Special Presentation and Book Release Preview: “The Alchemy of Us”
Special Presentation and Book Release Preview: “The Alchemy of Us”
Cosponsored by Oblong Books & Music
WHO: Dr. Ainissa Ramirez, former Professor of Mechanical Engineering at Yale and Science Evangelist
WHAT: Pre-release Book Talk on technology that changed the world
WHEN: Saturday March 14 at 4:00 pm
WHERE: Wardell Room, Scoville Memorial Library, 38 Main Street, Salisbury, CT
CONTACT: 860-435-2838
COST: Free
SALISBURY Dr Ainissa Ramirez is a self proclaimed “science evangelist”. A Brown and Stanford University Graduate with stints at MIT and Yale, she is passionate about bringing both adults and young people to a greater understanding of science’s role in the past and as a pathway for good in the future. A passionate advocate for STEM education she has been featured as a TED talk presenter, writer for Time, Scientific American, the American Scientist, and Forbes. She makes regular appearances on PBS’s SciTech Now.

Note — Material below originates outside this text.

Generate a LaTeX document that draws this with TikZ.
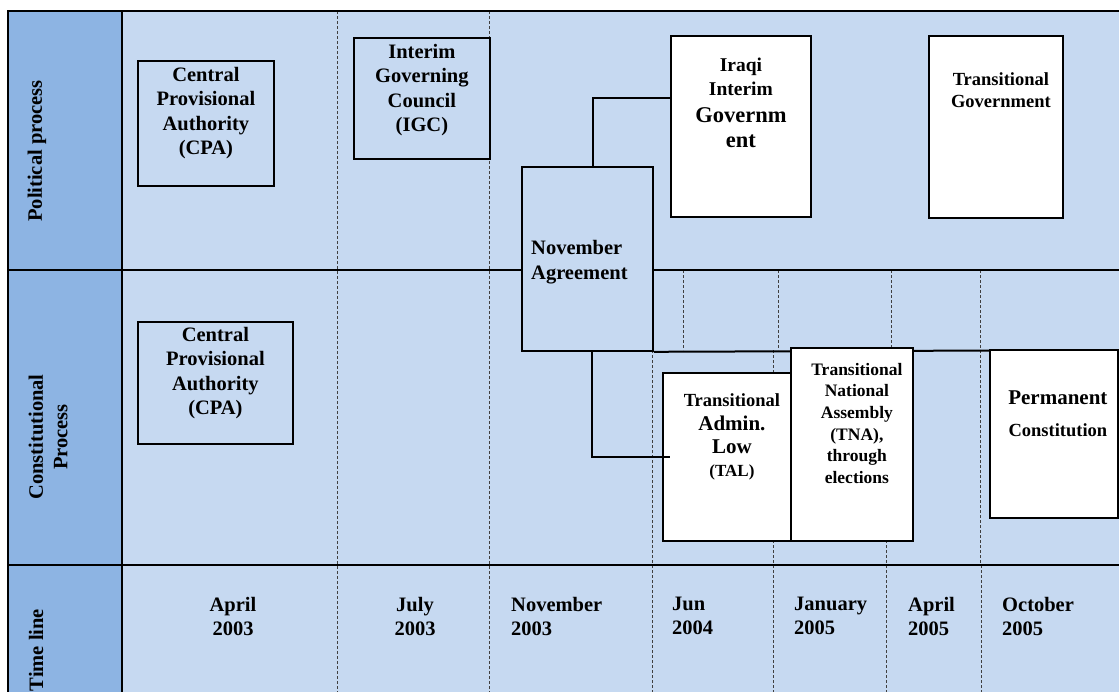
\documentclass[tikz,border=0pt]{standalone}
\usepackage{fontspec}
\setmainfont{Liberation Serif}
\usepackage{tikz}
\usetikzlibrary{positioning}
\definecolor{cellBlue}{RGB}{198, 217, 241}
\definecolor{headBlue}{RGB}{141, 180, 227}

\begin{document}
\begin{tikzpicture}[
    x=1pt, y=-1pt,
    cellbox/.style={rectangle, draw=black, line width=1.8pt, fill=cellBlue, inner sep=0pt, anchor=north west},
    whitebox/.style={cellbox, fill=white},
    boxtext/.style={align=center, inner sep=0pt, anchor=north, font=\fontsize{20.5}{24.5}\selectfont\bfseries},
    smalltext/.style={boxtext, font=\fontsize{18.5}{21.5}\selectfont\bfseries},
    rowlabel/.style={rotate=90, align=center, inner sep=0pt, font=\fontsize{20.5}{24.5}\selectfont\bfseries},
    datetext/.style={align=center, inner sep=0pt, anchor=north, font=\fontsize{20.5}{24}\selectfont\bfseries},
    gridline/.style={line width=2pt},
    dashline/.style={dashed, dash pattern=on 3pt off 2pt, line width=0.8pt, black!75},
    link/.style={line width=1.6pt}
  ]
  \useasboundingbox (0,0) rectangle (1119,691);
  \clip (0,0) rectangle (1119,691);

  % Background
  \fill[cellBlue] (8,11) rectangle (1130,700);
  \fill[headBlue] (8,11) rectangle (122,700);

  % Dashed time columns
  \foreach \x in {337, 489}
    \draw[dashline] (\x,11) -- (\x,700);
  \foreach \x in {683, 778, 891, 980}
    \draw[dashline] (\x,270) -- (\x,350);
  \foreach \x in {652, 773, 886, 980}
    \draw[dashline] (\x,350) -- (\x,565);
  \foreach \x in {652, 773, 886, 981}
    \draw[dashline] (\x,565) -- (\x,700);

  % Table rules
  \draw[gridline] (1130,11) -- (8,11) -- (8,700);
  \draw[gridline] (122,11) -- (122,700);
  \draw[gridline] (8,270) -- (1130,270);
  \draw[gridline] (8,565) -- (1130,565);

  % Row headers
  \node[rowlabel] (polLabel) at (37,151) {Political process};
  \node[rowlabel] (conLabel) at (48,437) {Constitutional\\Process};
  \node[rowlabel] (timeLabel) at (36,650) {Time line};

  % Political process
  \node[cellbox, minimum width=136, minimum height=125] (cpaPol) at (137,60) {};
  \node[boxtext, yshift=-7pt] (cpaPolText) at (cpaPol.north) {Central\\Provisional\\Authority\\(CPA)};
  \node[cellbox, minimum width=136, minimum height=121] (igc) at (353,37) {};
  \node[boxtext, yshift=-7pt] (igcText) at (igc.north) {Interim\\Governing\\Council\\(IGC)};
  \node[whitebox, minimum width=140, minimum height=181] (iig) at (670,35) {};
  \node[boxtext, font=\fontsize{19.5}{24}\selectfont\bfseries, yshift=-23pt] (iigText) at (iig.north)
    {Iraqi\\Interim\\[3pt]{\fontsize{22.5}{26}\selectfont Governm}\\[1pt]{\fontsize{22.5}{26}\selectfont ent}};
  \node[whitebox, minimum width=134, minimum height=182] (tg) at (928,35) {};
  \node[smalltext, xshift=5pt, yshift=-37.5pt] (tgText) at (tg.north) {Transitional\\Government};

  % November agreement spans both rows
  \node[cellbox, minimum width=131, minimum height=184] (nov) at (521,166) {};
  \node[boxtext, anchor=west, align=left, xshift=10pt, yshift=-3pt] (novText) at (nov.west) {November\\Agreement};
  \draw[gridline] (nov.south east) -- (1130,350);

  % Constitutional process
  \node[cellbox, minimum width=155, minimum height=122] (cpaCon) at (137,321) {};
  \node[boxtext, yshift=-6pt] (cpaConText) at (cpaCon.north) {Central\\Provisional\\Authority\\(CPA)};
  \node[whitebox, minimum width=128, minimum height=168] (tal) at (662,372) {};
  \node[smalltext, xshift=5pt, yshift=-21pt] (talText) at (tal.north)
    {Transitional\\[2.5pt]{\fontsize{21}{24}\selectfont Admin.}\\[1.5pt]{\fontsize{21}{24}\selectfont Low}\\[2pt]{\fontsize{17}{20}\selectfont (TAL)}};
  \node[whitebox, minimum width=122, minimum height=193] (tna) at (790,347) {};
  \node[boxtext, font=\fontsize{17.5}{21.6}\selectfont\bfseries, xshift=5pt, yshift=-16pt] (tnaText) at (tna.north)
    {Transitional\\National\\Assembly\\(TNA),\\through\\elections};
  \node[whitebox, minimum width=128, minimum height=168] (perm) at (989,349) {};
  \node[smalltext, xshift=4pt, yshift=-41.5pt] (permText) at (perm.north)
    {{\fontsize{21}{25}\selectfont Permanent}\\[11pt]Constitution};

  \draw[link] ([xshift=5.5pt]nov.north) |- ([yshift=28.5pt]iig.west);
  \draw[link] ([xshift=4.5pt]nov.south) |- ([xshift=8pt]tal.west);

  % Time line
  \node[datetext] (apr03) at (233,597) {April\\2003};
  \node[datetext] (jul03) at (415,597) {July\\2003};
  \node[datetext, anchor=north west, align=left] (nov03) at (511,597) {November\\2003};
  \node[datetext, anchor=north west, align=left] (jun04) at (672,597) {Jun\\2004};
  \node[datetext, anchor=north west, align=left] (jan05) at (794,597) {January\\2005};
  \node[datetext, anchor=north west, align=left] (apr05) at (908,597) {April\\2005};
  \node[datetext, anchor=north west, align=left] (oct05) at (1002,597) {October\\2005};
\end{tikzpicture}
\end{document}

Ramirez just completed a compelling new book The Alchemy of Us, wherein she examines eight inventions—clocks, steel rails, copper communication cables, photographic film, light bulbs, hard disks, scientific labware, and silicon chips—and reveals how they shaped the human experience. A native of Connecticut she is launching her national book tour in a special pre-release presentation Cosponsored by Oblong Books & Music at the Scoville Memorial Library on Saturday March 14 at 4:00 .
Ramirez tells the stories of the woman who sold time, the inventor who inspired Edison, and the hotheaded undertaker whose invention pointed the way to the computer. She describes, among other things, how our pursuit of precision in timepieces changed how we sleep; how the railroad helped commercialize Christmas; how the necessary brevity of the telegram influenced Hemingway’s writing style; and how a young chemist exposed the use of Polaroid’s cameras to create passbooks to track Black citizens in apartheid South Africa. These fascinating and inspiring stories offer new perspectives on our relationships with technologies.